The exam boards are not, however, the only ones giving away trade secrets. There is an entirely separate market of examiners privately peddling their expertise (see pages 8-9). For a couple of hundred quid, teachers and pupils can glean “insider information” on answering tricky questions from genuine, real examiners. Not the artificial variety, mind. These are practising, senior examiners - the ones who set and moderate the actual exams when they aren’t touting for business on how to pass them.

Most of this activity is, it seems, legal. It nevertheless stinks. Can you imagine a football referee being paid to take a player out before the game and coach him on the foibles of the linesmen and the peculiarities of the pitch? So why is it acceptable for serving examiners to pimp themselves out to teachers as guides on how to, as one elegantly put it, “cheat”? And how on earth did we arrive at this pass?

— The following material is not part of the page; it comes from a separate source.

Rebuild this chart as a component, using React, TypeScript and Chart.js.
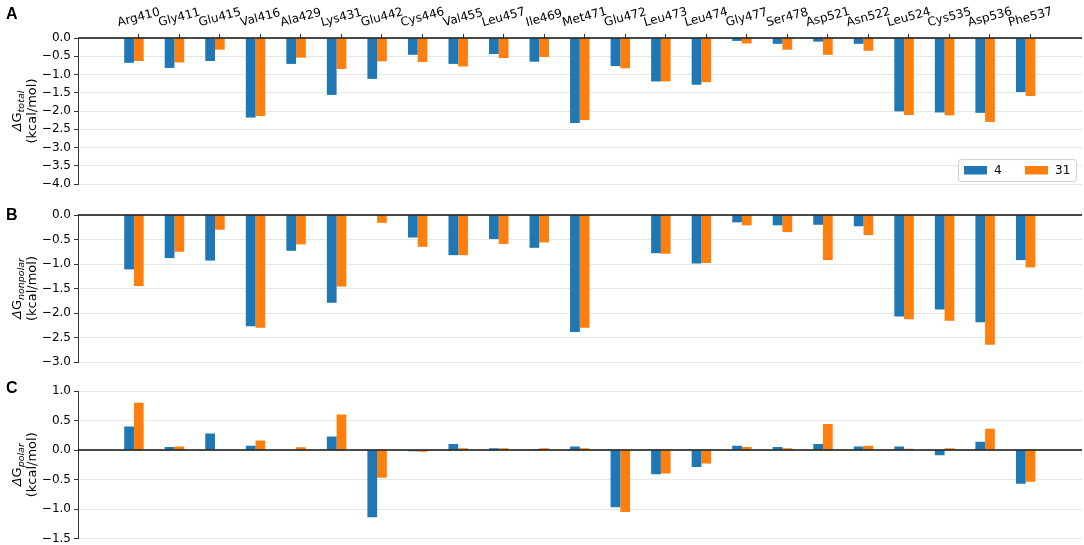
import { useEffect, useRef } from 'react';
import { Chart, registerables } from 'chart.js';

Chart.register(...registerables);
Chart.defaults.font.family = "'DejaVu Sans', sans-serif";
Chart.defaults.font.size = 12;
Chart.defaults.color = '#000';

const residues = [
  'Arg410', 'Gly411', 'Glu415', 'Val416', 'Ala429', 'Lys431', 'Glu442', 'Cys446',
  'Val455', 'Leu457', 'Ile469', 'Met471', 'Glu472', 'Leu473', 'Leu474', 'Gly477',
  'Ser478', 'Asp521', 'Asn522', 'Leu524', 'Cys535', 'Asp536', 'Phe537',
];

const seriesNames = ['4', '31'];
const seriesColors = ['#1f77b4', '#ff7f0e'];

const total4 = [-0.68, -0.82, -0.63, -2.18, -0.71, -1.56, -1.12, -0.46, -0.71, -0.44, -0.65, -2.33, -0.77, -1.19, -1.28, -0.08, -0.16, -0.1, -0.16, -2.01, -2.04, -2.05, -1.48];
const total31 = [-0.63, -0.67, -0.32, -2.14, -0.54, -0.85, -0.64, -0.66, -0.78, -0.55, -0.52, -2.25, -0.83, -1.19, -1.21, -0.15, -0.32, -0.46, -0.35, -2.11, -2.12, -2.3, -1.59];

const nonpolar4 = [-1.11, -0.88, -0.93, -2.27, -0.73, -1.79, 0, -0.46, -0.82, -0.49, -0.67, -2.39, 0, -0.78, -0.99, -0.15, -0.21, -0.2, -0.23, -2.07, -1.93, -2.19, -0.92];
const nonpolar31 = [-1.45, -0.75, -0.3, -2.3, -0.6, -1.46, -0.16, -0.65, -0.82, -0.59, -0.56, -2.3, 0, -0.79, -0.98, -0.21, -0.35, -0.92, -0.41, -2.13, -2.16, -2.65, -1.07];

const polar4 = [0.4, 0.05, 0.28, 0.07, 0, 0.23, -1.14, -0.02, 0.1, 0.03, 0.015, 0.06, -0.97, -0.41, -0.29, 0.07, 0.05, 0.1, 0.06, 0.06, -0.09, 0.14, -0.57];
const polar31 = [0.8, 0.06, 0, 0.16, 0.045, 0.6, -0.47, -0.03, 0.03, 0.03, 0.03, 0.03, -1.05, -0.4, -0.23, 0.05, 0.03, 0.44, 0.07, 0.02, 0.03, 0.36, -0.54];

const totalRange = [-4, 0];
const nonpolarRange = [-3, 0];
const polarRange = [-1.5, 1];

// x is a plain index axis; labels sit over the second bar of each pair
const xMin = -1.38;
const xMax = 23.39;
const tickShift = 0.12;

interface PanelProps {
  top: number;
  height: number;
  padTop: number;
  padBottom: number;
  values: number[][];
  range: number[];
  letter: string;
  letterY: number;
  sub: string;
  labels?: boolean;
  legend?: boolean;
}

const fmt = (v: number) => v.toFixed(1).replace('-', '\u2212');

function Panel(props: PanelProps) {
  const canvasRef = useRef<HTMLCanvasElement | null>(null);

  useEffect(() => {
    const decor = {
      id: 'decor',
      afterDatasetsDraw(chart: any) {
        const { ctx, chartArea } = chart;
        const y0 = chart.scales.y.getPixelForValue(0);
        ctx.save();
        ctx.strokeStyle = '#111';
        ctx.lineWidth = 1.6;
        ctx.beginPath();
        ctx.moveTo(chartArea.left, y0);
        ctx.lineTo(chartArea.right, y0);
        ctx.stroke();
        ctx.restore();
      },
      afterDraw(chart: any) {
        const { ctx, chartArea } = chart;
        ctx.save();

        // panel letter
        ctx.fillStyle = '#000';
        ctx.font = "bold 16px 'Liberation Sans', sans-serif";
        ctx.textAlign = 'left';
        ctx.textBaseline = 'alphabetic';
        ctx.fillText(props.letter, 6, props.letterY);

        // y title: ΔG_sub / (kcal/mol)
        const cy = (chartArea.top + chartArea.bottom) / 2;
        ctx.translate(0, cy);
        ctx.rotate(-Math.PI / 2);
        const fDelta = "italic 13px 'DejaVu Sans', sans-serif";
        const fG = "13px 'DejaVu Sans', sans-serif";
        const fSub = "italic 9.5px 'DejaVu Sans', sans-serif";
        ctx.font = fDelta;
        const wD = ctx.measureText('\u0394').width;
        ctx.font = fG;
        const wG = ctx.measureText('G').width;
        ctx.font = fSub;
        const wS = ctx.measureText(props.sub).width;
        let u = -(wD + wG + wS) / 2;
        const base1 = 21;
        ctx.textAlign = 'left';
        ctx.font = fDelta;
        ctx.fillText('\u0394', u, base1);
        u += wD;
        ctx.font = fG;
        ctx.fillText('G', u, base1);
        u += wG;
        ctx.font = fSub;
        ctx.fillText(props.sub, u, base1 + 3);
        ctx.font = fG;
        ctx.textAlign = 'center';
        ctx.fillText('(kcal/mol)', 0, 36);
        ctx.restore();

        // residue labels, rotated and centred on each tick
        if (props.labels) {
          const xs = chart.scales.x;
          const th = (15 * Math.PI) / 180;
          ctx.save();
          ctx.font = "12px 'DejaVu Sans', sans-serif";
          ctx.fillStyle = '#000';
          ctx.textAlign = 'center';
          ctx.textBaseline = 'middle';
          residues.forEach((name, i) => {
            const px = xs.getPixelForValue(i + tickShift);
            const w = ctx.measureText(name).width;
            const h = 14;
            const bh = w * Math.sin(th) + h * Math.cos(th);
            const py = chartArea.top - 8 - bh / 2;
            ctx.save();
            ctx.translate(px, py);
            ctx.rotate(-th);
            ctx.fillText(name, 0, 0);
            ctx.restore();
          });
          ctx.restore();
        }

        // legend box, lower right
        if (props.legend) {
          const bx = 958;
          const by = 159;
          const bw = 118;
          const bhh = 22;
          ctx.save();
          ctx.fillStyle = 'rgba(255,255,255,0.85)';
          ctx.strokeStyle = '#d0d0d0';
          ctx.lineWidth = 1;
          ctx.beginPath();
          ctx.roundRect(bx + 0.5, by + 0.5, bw, bhh, 3);
          ctx.fill();
          ctx.stroke();
          ctx.font = "12px 'DejaVu Sans', sans-serif";
          ctx.textBaseline = 'middle';
          ctx.textAlign = 'left';
          const midY = by + bhh / 2;
          seriesNames.forEach((name, k) => {
            const hx = bx + 6 + k * 61;
            ctx.fillStyle = seriesColors[k];
            ctx.fillRect(hx, midY - 4, 23, 8.5);
            ctx.fillStyle = '#000';
            ctx.fillText(name, hx + 30, midY + 1);
          });
          ctx.restore();
        }
      },
    };

    const chart = new Chart(canvasRef.current as HTMLCanvasElement, {
      type: 'bar',
      data: {
        datasets: props.values.map((vals, k) => ({
          label: seriesNames[k],
          data: vals.map((v, i) => ({ x: i, y: v })),
          backgroundColor: seriesColors[k],
          borderWidth: 0,
          categoryPercentage: 0.48,
          barPercentage: 1,
        })),
      },
      options: {
        animation: false,
        responsive: true,
        maintainAspectRatio: false,
        layout: {
          padding: { left: 0, right: 2, top: 0, bottom: props.padBottom },
        },
        plugins: {
          legend: { display: false },
          tooltip: { enabled: false },
        },
        scales: {
          x: {
            type: 'linear',
            position: 'top',
            min: xMin,
            max: xMax,
            offset: false,
            display: true,
            border: { display: false },
            grid: {
              offset: false,
              drawOnChartArea: false,
              drawTicks: !!props.labels,
              tickLength: 4,
              tickColor: '#333',
            },
            ticks: { display: false, autoSkip: false },
            afterBuildTicks: (s: any) => {
              s.ticks = residues.map((_, i) => ({ value: i + tickShift }));
            },
            afterFit: (s: any) => {
              s.height = props.padTop;
            },
          },
          y: {
            min: props.range[0],
            max: props.range[1],
            border: { color: '#333', width: 1 },
            grid: { color: '#e6e6e6', tickColor: '#333', tickLength: 4 },
            ticks: {
              stepSize: 0.5,
              padding: 3,
              color: '#000',
              font: { size: 12 },
              callback: (v: any) => fmt(Number(v)),
            },
            afterFit: (s: any) => {
              s.width = 78;
            },
          },
        },
      } as any,
      plugins: [decor],
    });

    return () => chart.destroy();
  }, []);

  return (
    <div
      style={{
        position: 'absolute',
        left: 0,
        top: props.top,
        width: 1084,
        height: props.height,
      }}
    >
      <canvas ref={canvasRef}></canvas>
    </div>
  );
}

export default function App() {
  return (
    <div
      style={{
        position: 'fixed',
        left: 0,
        top: 0,
        width: 1084,
        height: 545,
        background: '#fff',
        overflow: 'hidden',
      }}
    >
      <Panel
        top={0}
        height={200}
        padTop={38}
        padBottom={16}
        values={[total4, total31]}
        range={totalRange}
        letter="A"
        letterY={19}
        sub="total"
        labels
        legend
      />
      <Panel
        top={200}
        height={180}
        padTop={15}
        padBottom={18}
        values={[nonpolar4, nonpolar31]}
        range={nonpolarRange}
        letter="B"
        letterY={20}
        sub="nonpolar"
      />
      <Panel
        top={370}
        height={185}
        padTop={21}
        padBottom={16.5}
        values={[polar4, polar31]}
        range={polarRange}
        letter="C"
        letterY={23}
        sub="polar"
      />
    </div>
  );
}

The reason why we are where we are isn’t hard to fathom. It’s what happens when exam boards compete to offer similar products to an audience that is only judged on one thing - exam success. As demand is so overwhelming, and as the boards are not allowed to compete on price, the only way to satisfy the market and differentiate qualifications is to highlight, or perhaps whisper, comparative ease. The simpler the exam, the higher the pass rate, the more satisfied the customer.

Until the frank revelations to a hidden camera last week, exam boards routinely denied that they were engaged in anything so vulgar as a race to the bottom. Good gracious no. Even now, most would claim that their different exams meet different curriculum needs - in the same convincing way Mr Sarkozy and Ms Merkel claim to have saved the euro. But despite the denials, evidence shows that exams that are perceived by teachers to be easier are proving more popular.

Clearly, everyone involved in this unfortunate state of affairs should be stoned or lose a limb or at least be put in the stocks. But once the moral outrage has subsided and a couple of scapegoats have been sacked, who can we really blame? Perfidious exam boards? They didn’t create the market; they’re just players in it. Would they earn any credit for tougher tests and fewer customers? Moonlighting examiners? Lubricants in a system geared to one remorseless goal. Game-playing schools? They play because their future depends on a single measure - exam excellence.

So by all means, let’s end the market in qualifications. Let’s accept that an exam board’s purpose should be to devise a test that evaluates learning accurately and fairly, not to compete with its peers or help schools get as many pupils to pass as possible. And, yes, let’s ban serving examiners from freelancing their favours. But let’s not kid ourselves. If the only way we judge a school and its pupils is by their haul of A-C grades, is it surprising that people do all that is just permissible, if not exactly honourable, to get them?